Both Turner and Kortenhorst mentioned carbon pricing as a powerful tool to push economies toward less carbon. The report recommends prices between $150 and $300 per ton of carbon dioxide for shipping and between $25 and $60 per ton of carbon dioxide for steel.
The report also called for policies that support infrastructure for renewables and electric vehicles and for public investment in innovation and commercialization of existing technologies. The commission said policymakers will also have to continue pushing on CCS and hydrogen-related technologies. According to ETC, demand for hydrogen could balloon sevenfold to elevenfold because hydrogen can fill in as a heat source or reduction agent where electricity cannot.
The commission didn’t provide concrete answers on how to create consensus on climate and decarbonization goals. But agreement around the report's central thesis from a wide variety of actors, including Engie, the World Resources Institute and banks like HSBC, shows a growing recognition even among some oil and gas companies that the market for fossil fuels is limited.
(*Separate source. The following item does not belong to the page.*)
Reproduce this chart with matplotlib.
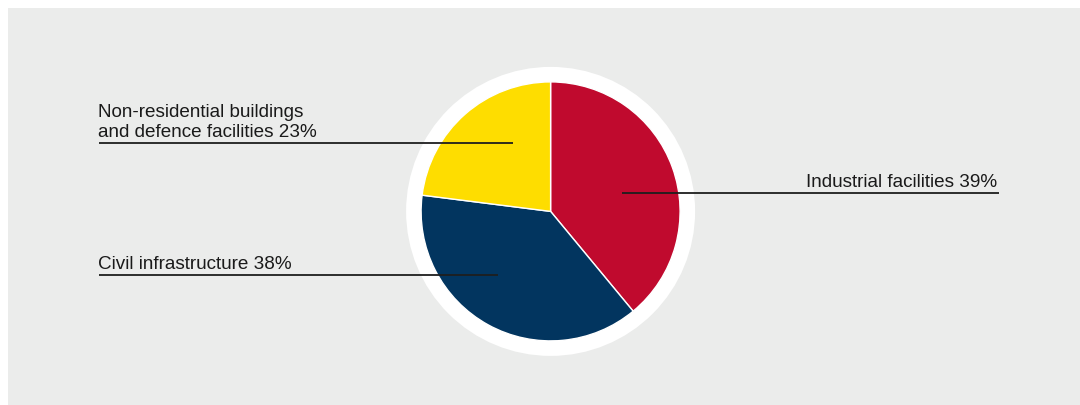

“As an organization deeply committed to the acceleration of the energy transition to ensure a world...in line with the Paris Agreement [target] of well below 2 degrees, [RMI has] found the discussions in the Energy Transition Commission constructive and truly focused on that Paris goal,” said Kortenhorst. “There was absolutely no hiding from that top goal.”
Still, the path set out by the commission remains just one part of ambitious climate action. The IPCC’s grave report suggested that carbon dioxide emissions must drop to zero by around 2050 to keep warming below or close to 1.5°C.
Kortenhorst said the ETC report sets “an important action agenda” for the future. Looking into the next year, the commission plans to continue pushing for implementation of its findings. Part of that will mean incorporating even more voices and building membership, especially among U.S. companies. Most of the group’s energy heavyweight members are based in Europe.